Sometimes joy is a deliberate decision, especially during the third wave of this pandemic, as numbers climb and those numbers become names of people we know and love.

I have always enjoyed holding a space for my specialist physician husband to process the highs and lows of medicine. Recently, however, holding that space for him has brought about a dance between absolute privilege and acute sadness. I have journeyed alongside him and become a silent witness to the stories of those who have bravely fought and lost the battle to COVID. So, I found myself, this afternoon, contemplative, sad, and walking along the Jukskei River as the sun caressed the water with its yellow-gold evening light. A giant kingfisher’s shrill cry pierced the late afternoon sounds of dogs and voices as it flew past and perched ahead of me. iNhlekabafazi cackled while hopping up the white stinkwood tree, looking for their final evening snack, a flash of black and white.

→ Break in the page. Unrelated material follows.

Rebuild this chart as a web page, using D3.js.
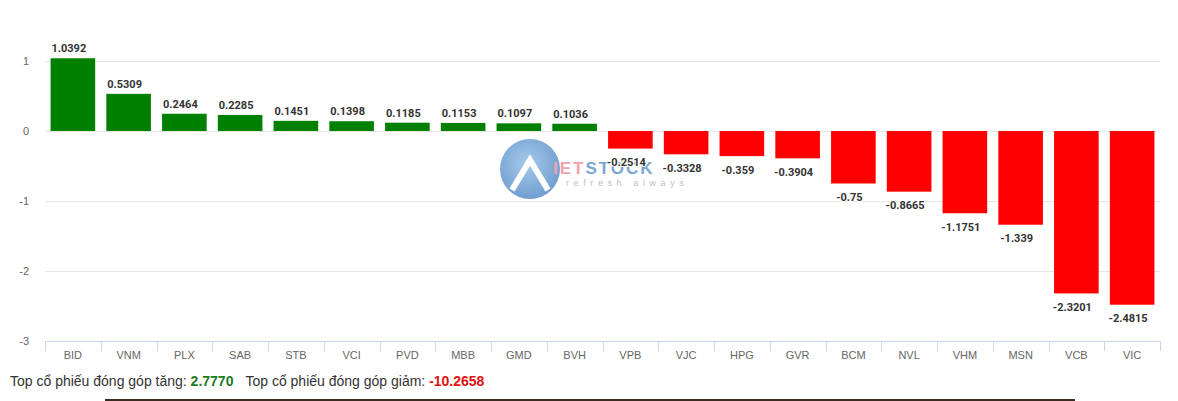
<!DOCTYPE html>
<html><head><meta charset="utf-8">
<script src="https://cdn.jsdelivr.net/npm/d3@7"></script>
<style>
body{margin:0;background:#fff;font-family:"Liberation Sans",Arial,sans-serif;}
svg{display:block}
</style></head>
<body>
<svg id="c" width="1178" height="401"></svg>
<script>
const categories = ["BID","VNM","PLX","SAB","STB","VCI","PVD","MBB","GMD","BVH","VPB","VJC","HPG","GVR","BCM","NVL","VHM","MSN","VCB","VIC"];
const values = [1.0392,0.5309,0.2464,0.2285,0.1451,0.1398,0.1185,0.1153,0.1097,0.1036,-0.2514,-0.3328,-0.359,-0.3904,-0.75,-0.8665,-1.1751,-1.339,-2.3201,-2.4815];
const yTicks = [1,0,-1,-2,-3];
const totalUp = "2.7770";
const totalDown = "-10.2658";

const svg = d3.select("#c");
const left = 45, right = 1160;
const x = d3.scaleBand().domain(categories).range([left,right]).paddingInner(0.2).paddingOuter(0.1);
const y = d3.scaleLinear().domain([-3,1.5]).range([341,26]);

// gridlines
svg.append("g").selectAll("line").data(yTicks.filter(t=>t>-3)).join("line")
  .attr("x1",left).attr("x2",right).attr("y1",d=>y(d)).attr("y2",d=>y(d))
  .attr("stroke","#e6e6e6").attr("stroke-width",1).attr("shape-rendering","crispEdges");

// y labels
svg.append("g").selectAll("text").data(yTicks).join("text")
  .attr("x",29).attr("y",d=>y(d)+4).attr("text-anchor","end")
  .attr("font-size","11px").attr("fill","#666").text(d=>d);

// watermark
const defs = svg.append("defs");
const grad = defs.append("radialGradient").attr("id","wg").attr("cx","45%").attr("cy","40%").attr("r","60%");
grad.append("stop").attr("offset","0%").attr("stop-color","#8fbde6");
grad.append("stop").attr("offset","100%").attr("stop-color","#4f86c6");
const wm = svg.append("g").attr("opacity",0.8);
wm.append("circle").attr("cx",530).attr("cy",169).attr("r",30).attr("fill","url(#wg)");
wm.append("path").attr("d","M512,190 L530,160 L548,190").attr("fill","none").attr("stroke","#fff").attr("stroke-width",6);
const wt = wm.append("text").attr("x",553).attr("y",174).attr("font-size","17px").attr("font-weight","bold").attr("letter-spacing","2px");
wt.append("tspan").attr("fill","#ee8c98").text("IET");
wt.append("tspan").attr("fill","#5a90c8").text("STOCK");
wm.append("text").attr("x",566).attr("y",186).attr("font-size","9px").attr("letter-spacing","4.6px")
  .attr("fill","#b0b0b0").text("refresh always");

// bars
svg.append("g").selectAll("rect").data(values).join("rect")
  .attr("x",(d,i)=>x(categories[i])).attr("width",x.bandwidth())
  .attr("y",d=>d>=0?y(d):y(0)).attr("height",d=>Math.abs(y(d)-y(0)))
  .attr("fill",d=>d>=0?"#008000":"#ff0000");

// data labels
svg.append("g").selectAll("text").data(values).join("text")
  .attr("x",(d,i)=>x(categories[i])+x.bandwidth()/2-4)
  .attr("y",d=>d>=0?y(d)-6:y(d)+17.5)
  .attr("text-anchor","middle").attr("font-size","11px").attr("font-weight","bold")
  .attr("font-family","Roboto, 'Liberation Sans', sans-serif")
  .attr("fill","#333").attr("stroke","#fff").attr("stroke-width",2).attr("paint-order","stroke")
  .text(d=>d);

// x axis
const xa = svg.append("g");
xa.append("line").attr("x1",left).attr("x2",right).attr("y1",341.5).attr("y2",341.5).attr("stroke","#ccd6eb");
const bounds = d3.range(categories.length+1).map(i=>left+i*(right-left)/categories.length);
xa.selectAll("line.t").data(bounds).join("line").attr("class","t")
  .attr("x1",d=>Math.round(d)+0.5).attr("x2",d=>Math.round(d)+0.5).attr("y1",341).attr("y2",351).attr("stroke","#ccd6eb");
xa.selectAll("text").data(categories).join("text")
  .attr("x",d=>x(d)+x.bandwidth()/2).attr("y",359).attr("text-anchor","middle")
  .attr("font-size","11px").attr("fill","#666").text(d=>d);

// footer
const ft = svg.append("text").attr("x",10).attr("y",386).attr("font-size","14px").attr("fill","#333");
ft.append("tspan").text("Top cổ phiếu đóng góp tăng: ");
ft.append("tspan").attr("font-weight","bold").attr("fill","#1e7b1e").text(totalUp);
ft.append("tspan").attr("dx",12).text("Top cổ phiếu đóng góp giảm: ");
ft.append("tspan").attr("font-weight","bold").attr("fill","#e01010").text(totalDown);

svg.append("rect").attr("x",105).attr("y",399).attr("width",970).attr("height",2).attr("fill","#3a2a22");
</script>
</body></html>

And then I saw her: a little girl, being flung by her father, out across the river on a rope swing. She laughed and shrieked with abandon, her pure joy bouncing across the water towards me through her mask, hair flying out behind her like candyfloss. I stood and watched, drawn to the scene of carefree freedom. It was beautiful, and I walked away longing for my grandson, James, and wondering when I’d be able to push him over a river on a rope swing and hear him shout ‘higher, Gogi, higher.’

Thirty minutes later, I walked past the swing again on my way back to the car. It hung over the bank, empty, swaying slightly in the breeze. I suddenly stopped.

Why not? Why ever not?

I turned and ran back.

Grasping the rope, I jumped onto the seat and pushed my feet against the bank, launching myself over the water, hoping like mad I wouldn’t lose my shoes or fall into the river below. I breathed deep breaths and let go of the weight of the ICU and ventilated patients, of the stories that still lingered in my head. I simply swayed, back and forth across the water and laughed; pure joy.

Joy; sometimes you just have to deliberately choose it, and when you do, it feeds your soul.

As I got off the swing, making sure I didn’t topple forward off the bank into the water, I saw a man standing behind me. I felt embarrassed that my moment of grasped joy had been witnessed.

“Crazy, I guess, for an almost sixty-year-old to be playing on a rope swing,” I said, laughing.

“No, not crazy at all. Amazing actually. But I was just wondering how bad, and freezing, that water was going to feel if I had to jump in after you to rescue you,” he confessed.

We both burst out laughing.

“You were going to rescue me?”

“Absolutely,” he said, behind his mask, eyes smiling.

So, thank you to the masked man who stood and watched as I chose to grasp joy today with complete abandon. Thank you for being prepared to rescue me, should my attempt have failed horribly. You waited as I laughed and swayed back and forth across the river, letting go of the weight of this pandemic and allowing joy to fill my soul.

Thank you, because once again, I can sit and hold a space for someone else tonight.